The first thing that often springs to mind when you mention bubbles are those pots of soapy liquid with a bubble-blower toy you had as a kid (or as an adult – you’re never too old for these things).

But bubbles also play a key role in many areas of science, from scanning for tumours to potentially delivering drugs around the body to target specific areas, and making champagne taste that little bit better.

At the Royal Society’s Summer Science Exhibition recently, one of the stands was devoted to bubble science, exploring the interesting properties of bubbles, such as the fact that the temperature inside a rapidly collapsing bubble is greater than the surface of the sun.

Bubbles, defined as spheres filled with air, are everywhere, from volcanoes to boiling water and inkjet printers. And champagne lovers, take note – bubbles account for 30 per cent of its taste, said Dr Gianluca Memoli, senior research scientist at the National Physical Laboratory and one of the researchers manning the POP! The Sound of Bubbles exhibit.

“They thought it was the grape affecting the taste, but actually it was the bubbles,” Dr Memoli told me, referring to a French study on champagne – I bet the researchers had fun doing that one.

A mouthful of bubbles – why Italian ice cream beats McFlurry

The same goes for ice cream, Dr Memoli explained. “If you think about ice cream, Italian ice cream has smaller holes [bubbles] than the ice cream you get in McDonalds – that is why it tastes better.”

But it is the special connection between gas bubbles and sound waves that makes them so useful. When a bubble is subjected to a sound wave, the ‘ring’ or sound they produce varies according to their properties and their surroundings. It is this quality that means they can be used as cost-effective medical sensors to detect cancer in the human body.

Dr Gianluca Memoli next to the musical ‘bubble organ’

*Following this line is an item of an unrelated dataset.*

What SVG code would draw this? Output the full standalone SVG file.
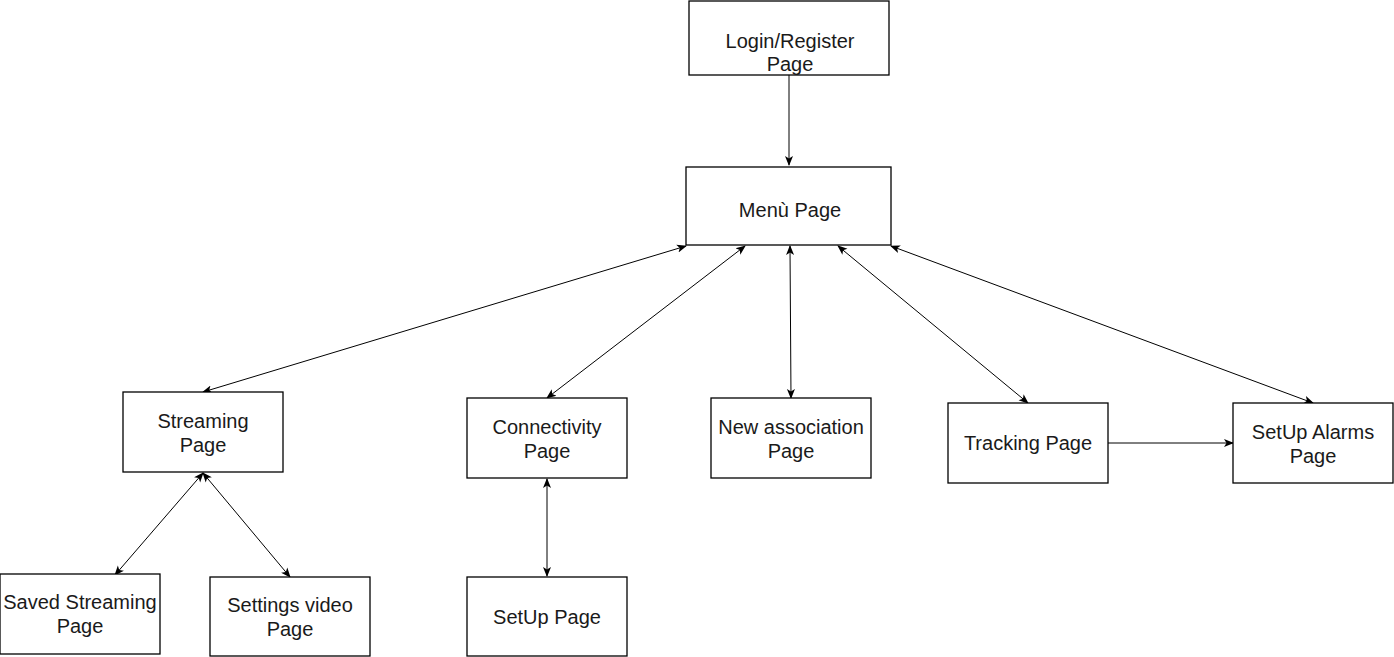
<svg xmlns="http://www.w3.org/2000/svg" width="1394" height="657" viewBox="0 0 1394 657">
  <style>
    .box { fill: #ffffff; stroke: #000000; stroke-width: 1.3; }
    .lbl { font-family: "Liberation Sans", Arial, sans-serif; font-size: 20px; fill: #1a1a1a; text-anchor: middle; }
    .edge { fill: none; stroke: #000000; stroke-width: 1; }
  </style>
  <defs>
    <marker id="arrow" viewBox="0 0 10 10" refX="9" refY="5" markerWidth="10" markerHeight="10" markerUnits="userSpaceOnUse" orient="auto-start-reverse">
      <path d="M0,1 L10,5 L0,9 L2.5,5 Z" fill="#000000"/>
    </marker>
  </defs>

  <rect width="1394" height="657" fill="#ffffff"/>

  <g id="connectors">
    <line class="edge" x1="789" y1="75" x2="789" y2="165" marker-end="url(#arrow)"/>
    <line class="edge" x1="686" y1="246" x2="203" y2="392" marker-start="url(#arrow)" marker-end="url(#arrow)"/>
    <line class="edge" x1="745" y1="246" x2="547" y2="398" marker-start="url(#arrow)" marker-end="url(#arrow)"/>
    <line class="edge" x1="790" y1="246" x2="791" y2="398" marker-start="url(#arrow)" marker-end="url(#arrow)"/>
    <line class="edge" x1="838" y1="246" x2="1028" y2="403" marker-start="url(#arrow)" marker-end="url(#arrow)"/>
    <line class="edge" x1="891" y1="246" x2="1313" y2="403" marker-start="url(#arrow)" marker-end="url(#arrow)"/>
    <line class="edge" x1="203" y1="473" x2="115" y2="575" marker-start="url(#arrow)" marker-end="url(#arrow)"/>
    <line class="edge" x1="203" y1="473" x2="290" y2="577" marker-start="url(#arrow)" marker-end="url(#arrow)"/>
    <line class="edge" x1="547" y1="479" x2="547" y2="576" marker-start="url(#arrow)" marker-end="url(#arrow)"/>
    <line class="edge" x1="1108" y1="443" x2="1233" y2="443" marker-end="url(#arrow)"/>
  </g>

  <g id="login">
    <rect class="box" x="689" y="1" width="200" height="74"/>
    <text class="lbl" x="790" y="48">Login/Register</text>
    <text class="lbl" x="790" y="71">Page</text>
  </g>

  <g id="menu">
    <rect class="box" x="686" y="167" width="205" height="78"/>
    <text class="lbl" x="790" y="217">Menù Page</text>
  </g>

  <g id="streaming">
    <rect class="box" x="123" y="392" width="160" height="80"/>
    <text class="lbl" x="203" y="428">Streaming</text>
    <text class="lbl" x="203" y="452">Page</text>
  </g>

  <g id="connectivity">
    <rect class="box" x="467" y="398" width="160" height="80"/>
    <text class="lbl" x="547" y="434">Connectivity</text>
    <text class="lbl" x="547" y="458">Page</text>
  </g>

  <g id="new-association">
    <rect class="box" x="711" y="398" width="160" height="80"/>
    <text class="lbl" x="791" y="434">New association</text>
    <text class="lbl" x="791" y="458">Page</text>
  </g>

  <g id="tracking">
    <rect class="box" x="948" y="403" width="160" height="80"/>
    <text class="lbl" x="1028" y="450">Tracking Page</text>
  </g>

  <g id="setup-alarms">
    <rect class="box" x="1233" y="403" width="160" height="80"/>
    <text class="lbl" x="1313" y="439">SetUp Alarms</text>
    <text class="lbl" x="1313" y="463">Page</text>
  </g>

  <g id="saved-streaming">
    <rect class="box" x="0" y="574" width="160" height="80"/>
    <text class="lbl" x="80" y="609">Saved Streaming</text>
    <text class="lbl" x="80" y="633">Page</text>
  </g>

  <g id="settings-video">
    <rect class="box" x="210" y="577" width="160" height="79"/>
    <text class="lbl" x="290" y="612">Settings video</text>
    <text class="lbl" x="290" y="636">Page</text>
  </g>

  <g id="setup">
    <rect class="box" x="467" y="577" width="160" height="79"/>
    <text class="lbl" x="547" y="624">SetUp Page</text>
  </g>
</svg>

By injecting a patient with microbubbles, tumours show up much more clearly on an ultrasound scan, meaning doctors can improve the accuracy of their cancer diagnosis from 60 per cent to 95 per cent.

“The fact that bubbles are used to detect, and are so successful, is pushing people to look more at what they can do,” said Dr Memoli. He explained that researchers are now looking at ways to ‘load’ bubbles with drugs designed to target tumours, and to then move those bubbles round the body before releasing the drug in the target area.

Dr Memoli’s fascination for bubbles first began when he studied them for the European Space Agency during his PhD.

Setting the scene, he said: “Imagine you are in your space shuttle and you are going towards Mars. At some point you start seeing lights switch on and off on your control panel.

“The problem there is that bubbles are blocking the fuel to the engine. Normally you don’t need to think about that because gravity takes the bubbles up to the surface, but if there’s no gravity, the bubbles stay there. So in space, you cannot get rid of it.

“So we were studying artifical gravity to get the bubbles away. After that, I got fascinated.”

Photo of Dr Gianluca Memoli taken by me at the Royal Society’s Summer Science Exhibition.